WHAT YOU ARE ASKED TO DO = Write out only the lines from the start of the entries up to and including the line with "0.962, 0.960, 0.960]"; please skip the pictures.

─── RECORDED INFORMATION

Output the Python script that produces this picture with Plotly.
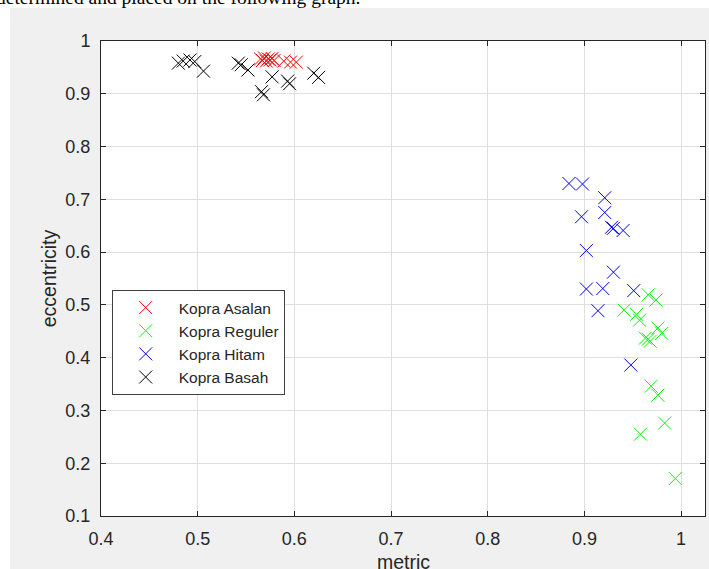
import plotly.graph_objects as go

# Kopra Asalan (red)
asalan_x = [0.565, 0.567, 0.569, 0.571, 0.573, 0.575, 0.577, 0.579, 0.589, 0.596, 0.602]
asalan_y = [0.966, 0.963, 0.968, 0.962, 0.966, 0.964, 0.967, 0.963, 0.962, 0.960, 0.960]

# Kopra Reguler (green)
reguler_x = [0.966, 0.974, 0.941, 0.954, 0.957, 0.976, 0.980, 0.963, 0.966, 0.968,
             0.969, 0.976, 0.983, 0.958, 0.994]
reguler_y = [0.519, 0.509, 0.490, 0.482, 0.471, 0.456, 0.446, 0.437, 0.435, 0.431,
             0.346, 0.329, 0.276, 0.255, 0.171]

# Kopra Hitam (blue)
hitam_x = [0.884, 0.898, 0.921, 0.897, 0.921, 0.928, 0.930, 0.940, 0.902, 0.930,
           0.902, 0.919, 0.951, 0.914, 0.948]
hitam_y = [0.730, 0.729, 0.703, 0.667, 0.675, 0.647, 0.645, 0.641, 0.603, 0.562,
           0.530, 0.531, 0.527, 0.489, 0.386]

# Kopra Basah (black)
basah_x = [0.480, 0.485, 0.492, 0.497, 0.506, 0.542, 0.545, 0.552, 0.566, 0.568,
           0.577, 0.593, 0.595, 0.620, 0.625]
basah_y = [0.958, 0.962, 0.964, 0.961, 0.943, 0.958, 0.955, 0.945, 0.904, 0.898,
           0.932, 0.924, 0.919, 0.939, 0.931]

series = [
    ("Kopra Asalan", asalan_x, asalan_y, "#ff0000"),
    ("Kopra Reguler", reguler_x, reguler_y, "#00ff00"),
    ("Kopra Hitam", hitam_x, hitam_y, "#0000ff"),
    ("Kopra Basah", basah_x, basah_y, "#000000"),
]

x_ticks = [0.4, 0.5, 0.6, 0.7, 0.8, 0.9, 1]
x_labels = ["0.4", "0.5", "0.6", "0.7", "0.8", "0.9", "1"]
y_ticks = [0.1, 0.2, 0.3, 0.4, 0.5, 0.6, 0.7, 0.8, 0.9, 1]
y_labels = ["0.1", "0.2", "0.3", "0.4", "0.5", "0.6", "0.7", "0.8", "0.9", "1"]

FONT = "Liberation Sans, Arial, sans-serif"
TXT = "#262626"

fig = go.Figure()
for i, (name, xs, ys, col) in enumerate(series):
    fig.add_trace(go.Scatter(
        x=xs, y=ys, mode="markers", name=name, legendgroup=str(i),
        marker=dict(symbol="x-thin-open", size=13, color=col,
                    line=dict(color=col, width=1)),
    ))

axis_common = dict(
    showgrid=True, gridcolor="#dfdfdf", gridwidth=1,
    showline=True, linecolor=TXT, linewidth=1, mirror="ticks",
    ticks="inside", ticklen=5, tickcolor=TXT,
    tickfont=dict(family=FONT, size=18, color=TXT),
    zeroline=False, automargin=False,
)

fig.update_layout(
    width=709, height=569,
    margin=dict(l=101, r=4, t=41, b=53),
    paper_bgcolor="#f0f0f0", plot_bgcolor="white",
    font=dict(family=FONT, size=16, color=TXT),
    xaxis=dict(range=[0.4, 1.0247], tickvals=x_ticks, ticktext=x_labels,
               ticklabelstandoff=6, **axis_common),
    yaxis=dict(range=[0.1, 1.0], tickvals=y_ticks, ticktext=y_labels,
               title=dict(text="eccentricity", font=dict(family=FONT, size=19.5, color=TXT), standoff=3),
               ticklabelstandoff=6, **axis_common),
    legend=dict(x=0.0177, y=0.4758, xanchor="left", yanchor="top",
                bgcolor="white", bordercolor="#404040", borderwidth=1,
                font=dict(family=FONT, size=15.5, color=TXT),
                tracegroupgap=0, itemwidth=56),
    showlegend=True,
)

# x-axis title (cut by the bottom edge in the screenshot, as in the reference)
fig.add_annotation(text="metric", xref="paper", yref="paper",
                   x=0.5, y=-46/475, xanchor="center", yanchor="middle",
                   showarrow=False, font=dict(family=FONT, size=19.5, color=TXT))

# white page strips around the figure area (screenshot of a document)
fig.add_shape(type="rect", xref="paper", yref="paper",
              x0=-101/604, x1=1 + 4/604, y0=1 + 33/475, y1=1 + 41/475,
              fillcolor="white", line=dict(width=0), layer="below")
fig.add_shape(type="rect", xref="paper", yref="paper",
              x0=-101/604, x1=-91/604, y0=-53/475, y1=1 + 41/475,
              fillcolor="white", line=dict(width=0), layer="below")

fig.add_annotation(text="determined and placed on the following graph.",
                   xref="paper", yref="paper", x=(362 - 101)/604, y=1 + 44/475,
                   xanchor="right", yanchor="middle", showarrow=False,
                   font=dict(family="Liberation Serif, Times New Roman, serif", size=19.5, color="black"))

fig.write_html("out.html", config={"displayModeBar": False},
               post_script="document.body.style.margin='0';document.body.style.overflow='hidden';")
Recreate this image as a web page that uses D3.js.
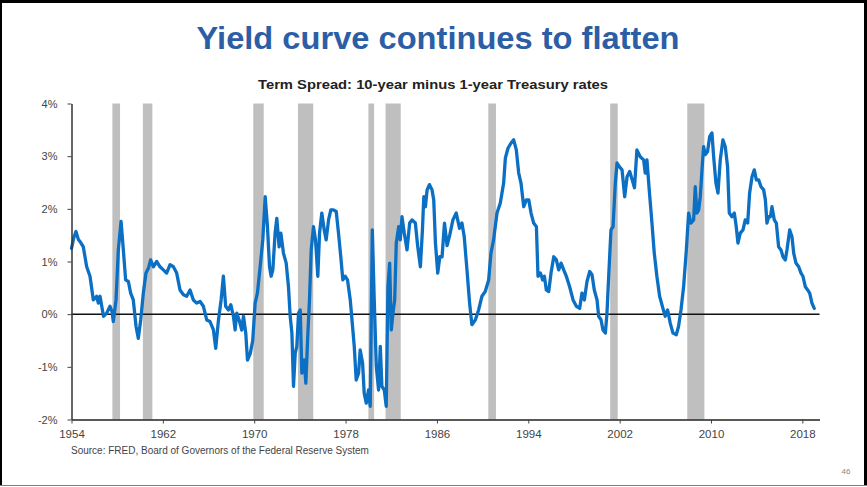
<!DOCTYPE html>
<html>
<head>
<meta charset="utf-8">
<script src="https://cdn.jsdelivr.net/npm/d3@7"></script>
<style>
  html, body { margin: 0; padding: 0; background: #fff; }
  svg { display: block; font-family: "Liberation Sans", Arial, sans-serif; }
</style>
</head>
<body>
<svg id="chart" width="867" height="487"></svg>
<script>
// Term spread (10-year minus 1-year Treasury), percentage points
const years = [
  1954.0, 1954.2, 1954.39, 1954.6, 1954.74, 1955.03, 1955.33, 1955.62, 1955.91, 1956.2,
  1956.35, 1956.5, 1956.8, 1957.08, 1957.37, 1957.55, 1957.66, 1957.9, 1958.1, 1958.34,
  1958.54, 1958.74, 1958.98, 1959.18, 1959.41, 1959.65, 1959.85, 1960.06, 1960.29, 1960.52,
  1960.73, 1960.93, 1961.17, 1961.46, 1961.75, 1962.04, 1962.33, 1962.63, 1962.92, 1963.21,
  1963.5, 1963.8, 1964.09, 1964.38, 1964.67, 1964.96, 1965.26, 1965.55, 1965.84, 1966.13,
  1966.43, 1966.63, 1966.87, 1967.1, 1967.3, 1967.5, 1967.74, 1967.95, 1968.18, 1968.33,
  1968.47, 1968.68, 1968.91, 1969.06, 1969.26, 1969.41, 1969.65, 1969.87, 1970.08, 1970.28,
  1970.52, 1970.75, 1970.96, 1971.16, 1971.34, 1971.48, 1971.63, 1971.83, 1971.98, 1972.18,
  1972.33, 1972.56, 1972.8, 1973.0, 1973.15, 1973.3, 1973.44, 1973.59, 1973.73, 1973.88,
  1974.03, 1974.17, 1974.38, 1974.52, 1974.7, 1974.84, 1974.99, 1975.19, 1975.37, 1975.57,
  1975.72, 1975.92, 1976.13, 1976.3, 1976.51, 1976.71, 1976.94, 1977.18, 1977.38, 1977.58,
  1977.76, 1977.97, 1978.17, 1978.41, 1978.61, 1978.76, 1978.93, 1979.14, 1979.28, 1979.49,
  1979.63, 1979.81, 1980.01, 1980.16, 1980.34, 1980.51, 1980.69, 1980.89, 1981.04, 1981.18,
  1981.39, 1981.56, 1981.71, 1981.86, 1982.0, 1982.15, 1982.3, 1982.44, 1982.65, 1982.79,
  1982.94, 1983.14, 1983.38, 1983.61, 1983.82, 1984.11, 1984.32, 1984.55, 1984.73, 1984.85,
  1984.99, 1985.14, 1985.34, 1985.57, 1985.72, 1985.87, 1986.07, 1986.25, 1986.45, 1986.66,
  1986.89, 1987.12, 1987.4, 1987.69, 1987.98, 1988.19, 1988.39, 1988.63, 1988.86, 1989.06,
  1989.36, 1989.65, 1989.94, 1990.23, 1990.53, 1990.73, 1990.96, 1991.26, 1991.55, 1991.84,
  1991.99, 1992.22, 1992.49, 1992.72, 1992.95, 1993.16, 1993.36, 1993.6, 1993.83, 1994.04,
  1994.24, 1994.47, 1994.71, 1994.85, 1995.06, 1995.26, 1995.41, 1995.58, 1995.79, 1995.99,
  1996.23, 1996.46, 1996.66, 1996.87, 1997.1, 1997.33, 1997.62, 1997.92, 1998.21, 1998.5,
  1998.7, 1998.91, 1999.14, 1999.38, 1999.58, 1999.78, 2000.02, 2000.16, 2000.37, 2000.54,
  2000.75, 2000.89, 2001.04, 2001.24, 2001.42, 2001.62, 2001.77, 2001.97, 2002.21, 2002.44,
  2002.65, 2002.88, 2003.1, 2003.3, 2003.51, 2003.8, 2004.1, 2004.24, 2004.39, 2004.59,
  2004.83, 2005.03, 2005.26, 2005.5, 2005.79, 2005.99, 2006.2, 2006.43, 2006.67, 2006.96,
  2007.16, 2007.37, 2007.6, 2007.84, 2008.04, 2008.24, 2008.48, 2008.62, 2008.77, 2008.92,
  2009.06, 2009.21, 2009.35, 2009.5, 2009.7, 2009.88, 2010.08, 2010.23, 2010.43, 2010.61,
  2010.81, 2011.04, 2011.25, 2011.45, 2011.6, 2011.83, 2012.04, 2012.21, 2012.36, 2012.56,
  2012.8, 2013.0, 2013.21, 2013.38, 2013.59, 2013.79, 2013.97, 2014.17, 2014.38, 2014.61,
  2014.76, 2014.9, 2015.05, 2015.2, 2015.34, 2015.54, 2015.72, 2015.92, 2016.13, 2016.3,
  2016.51, 2016.65, 2016.89, 2017.09, 2017.24, 2017.44, 2017.68, 2017.88, 2018.05, 2018.26,
  2018.46, 2018.64, 2018.84, 2019.04
];
const spread = [
  1.25, 1.45, 1.57, 1.42, 1.38, 1.28, 0.9, 0.72, 0.27, 0.34,
  0.21, 0.34, -0.04, 0.02, 0.15, 0.05, -0.14, 0.27, 1.22, 1.76,
  1.22, 0.65, 0.62, 0.4, 0.27, -0.23, -0.46, -0.11, 0.4, 0.78,
  0.87, 1.03, 0.9, 1.0, 0.9, 0.84, 0.78, 0.94, 0.9, 0.78,
  0.46, 0.37, 0.34, 0.46, 0.27, 0.21, 0.24, 0.15, -0.11, -0.14,
  -0.3, -0.65, -0.11, 0.27, 0.72, 0.15, 0.08, 0.18, -0.04, -0.3,
  0.02, -0.11, -0.3, -0.04, -0.36, -0.87, -0.75, -0.5, 0.21, 0.4,
  0.9, 1.41, 2.23, 1.66, 0.9, 0.72, 0.84, 1.54, 1.82, 1.28,
  1.54, 1.16, 0.97, 0.52, -0.04, -0.36, -1.37, -0.74, -0.61, 0.02,
  0.08, -1.12, -0.87, -1.31, -0.36, 0.27, 1.22, 1.66, 1.41, 0.72,
  1.54, 1.92, 1.6, 1.41, 1.79, 1.98, 1.98, 1.95, 1.54, 1.09,
  0.65, 0.72, 0.65, 0.27, -0.23, -0.61, -1.25, -1.12, -0.68, -0.93,
  -1.5, -1.69, -1.44, -1.75, 1.6, 0.27, -0.99, -1.44, -0.61, -1.37,
  -1.44, -1.75, 0.52, 0.97, -0.3, 0.02, 0.27, 1.35, 1.66, 1.41,
  1.85, 1.54, 1.22, 1.73, 1.79, 1.73, 1.28, 0.9, 1.6, 2.23,
  2.04, 2.36, 2.46, 2.36, 2.17, 1.35, 0.78, 1.09, 1.09, 1.73,
  1.3, 1.5, 1.79, 1.92, 1.63, 1.73, 1.47, 0.84, 0.21, -0.2,
  -0.11, 0.08, 0.34, 0.43, 0.65, 1.16, 1.41, 1.92, 2.11, 2.49,
  2.96, 3.15, 3.25, 3.31, 3.12, 2.68, 2.49, 2.04, 2.17, 2.17,
  1.92, 1.73, 1.66, 0.72, 0.78, 0.65, 0.72, 0.46, 0.43, 0.78,
  1.09, 1.03, 0.84, 0.97, 0.84, 0.72, 0.52, 0.27, 0.15, 0.11,
  0.4, 0.27, 0.62, 0.81, 0.75, 0.46, 0.27, -0.04, -0.11, -0.3,
  -0.36, 0.02, 0.72, 1.6, 1.66, 2.49, 2.87, 2.8, 2.74, 2.23,
  2.61, 2.71, 2.55, 2.4, 3.12, 2.99, 2.93, 2.68, 2.93, 2.36,
  1.73, 1.16, 0.72, 0.34, 0.11, -0.04, 0.08, -0.17, -0.36, -0.39,
  -0.23, 0.08, 0.52, 1.22, 1.92, 1.73, 1.79, 2.42, 1.92, 1.98,
  2.23, 2.74, 3.18, 3.03, 3.09, 3.37, 3.44, 2.99, 2.49, 2.3,
  2.93, 3.31, 3.18, 2.8, 1.92, 1.85, 1.92, 1.66, 1.35, 1.54,
  1.6, 1.79, 1.73, 2.3, 2.61, 2.74, 2.55, 2.55, 2.42, 2.36,
  2.17, 1.73, 1.85, 1.85, 2.04, 1.79, 1.73, 1.28, 1.22, 1.09,
  1.03, 1.22, 1.6, 1.47, 1.16, 0.97, 0.9, 0.78, 0.72, 0.52,
  0.46, 0.4, 0.21, 0.11
];

// NBER recession periods (start, end) as decimal years
const recessionStart = [1957.58, 1960.25, 1969.92, 1973.83, 1980.0, 1981.5, 1990.5, 2001.17, 2007.92];
const recessionEnd   = [1958.25, 1961.08, 1970.83, 1975.17, 1980.5, 1982.83, 1991.17, 2001.83, 2009.42];

const xTickYears = [1954, 1962, 1970, 1978, 1986, 1994, 2002, 2010, 2018];
const yTickValues = [-2, -1, 0, 1, 2, 3, 4];

const titleText = "Yield curve continues to flatten";
const subtitleText = "Term Spread: 10-year minus 1-year Treasury rates";
const sourceText = "Source: FRED, Board of Governors of the Federal Reserve System";
const pageNumber = "46";

const svg = d3.select("#chart");
const W = 867, H = 487;

// Slide frame
svg.append("line").attr("x1", 0).attr("x2", W).attr("y1", 1.5).attr("y2", 1.5)
  .attr("stroke", "#000").attr("stroke-width", 3);
svg.append("line").attr("x1", 1).attr("x2", 1).attr("y1", 0).attr("y2", 486)
  .attr("stroke", "#000").attr("stroke-width", 2);
svg.append("line").attr("x1", 865.5).attr("x2", 865.5).attr("y1", 0).attr("y2", 486)
  .attr("stroke", "#000").attr("stroke-width", 3);
svg.append("line").attr("x1", 0).attr("x2", W).attr("y1", 485.5).attr("y2", 485.5)
  .attr("stroke", "#7f7f7f").attr("stroke-width", 1);

// Title and subtitle
svg.append("text").attr("x", 438).attr("y", 49).attr("text-anchor", "middle")
  .attr("font-size", 31).attr("font-weight", "bold").attr("fill", "#2c5ea6")
  .attr("textLength", 483).attr("lengthAdjust", "spacingAndGlyphs")
  .text(titleText);
svg.append("text").attr("x", 433).attr("y", 89).attr("text-anchor", "middle")
  .attr("font-size", 13.5).attr("font-weight", "bold").attr("fill", "#222")
  .attr("textLength", 350).attr("lengthAdjust", "spacingAndGlyphs")
  .text(subtitleText);

// Scales
const x = d3.scaleLinear().domain([1954, 2019.5]).range([71.5, 819.5]);
const y = d3.scaleLinear().domain([-2, 4]).range([419.5, 103.5]);

// Recession shading
svg.append("g").selectAll("rect")
  .data(d3.range(recessionStart.length))
  .join("rect")
  .attr("x", i => x(recessionStart[i]))
  .attr("width", i => x(recessionEnd[i]) - x(recessionStart[i]))
  .attr("y", y(4))
  .attr("height", y(-2) - y(4))
  .attr("fill", "#bfbfbf");

// Zero line
svg.append("line")
  .attr("x1", x(1954)).attr("x2", x(2019.5))
  .attr("y1", y(0)).attr("y2", y(0))
  .attr("stroke", "#111").attr("stroke-width", 1.5);

// Spread line
const line = d3.line()
  .x((d, i) => x(years[i]))
  .y(d => y(d));
svg.append("path")
  .datum(spread)
  .attr("d", line)
  .attr("fill", "none")
  .attr("stroke", "#0b6fc3")
  .attr("stroke-width", 3.3)
  .attr("stroke-linejoin", "round")
  .attr("stroke-linecap", "round");

// Axes
const xAxis = d3.axisBottom(x).tickValues(xTickYears).tickFormat(d3.format("d"))
  .tickSize(4).tickSizeOuter(0).tickPadding(6);
const gx = svg.append("g").attr("transform", `translate(0,${y(-2)})`).call(xAxis);
gx.select(".domain").attr("stroke", "#222").attr("stroke-width", 1.5);
gx.selectAll(".tick line").attr("stroke", "#444");
gx.selectAll(".tick text").attr("font-size", 11.5).attr("fill", "#444")
  .attr("font-family", "'Liberation Sans', Arial, sans-serif");

const yAxis = d3.axisLeft(y).tickValues(yTickValues).tickFormat(d => d + "%")
  .tickSize(4).tickSizeOuter(0).tickPadding(10);
const gy = svg.append("g").attr("transform", `translate(${x(1954)},0)`).call(yAxis);
gy.select(".domain").attr("stroke", "#333").attr("stroke-width", 1.5);
gy.selectAll(".tick line").attr("stroke", "#444");
gy.selectAll(".tick text").attr("font-size", 11).attr("fill", "#444")
  .attr("font-family", "'Liberation Sans', Arial, sans-serif");

// Source note and page number
svg.append("text").attr("x", 71).attr("y", 454).attr("font-size", 10)
  .attr("fill", "#444").text(sourceText);
svg.append("text").attr("x", 846).attr("y", 474).attr("text-anchor", "middle")
  .attr("font-size", 8).attr("fill", "#888").text(pageNumber);
</script>
</body>
</html>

──────

RESPONSE =
Output the Python script that produces this picture with Plotly.
import plotly.graph_objects as go

# Kopra Asalan (red)
asalan_x = [0.565, 0.567, 0.569, 0.571, 0.573, 0.575, 0.577, 0.579, 0.589, 0.596, 0.602]
asalan_y = [0.966, 0.963, 0.968, 0.962, 0.966, 0.964, 0.967, 0.963, 0.962, 0.960, 0.960]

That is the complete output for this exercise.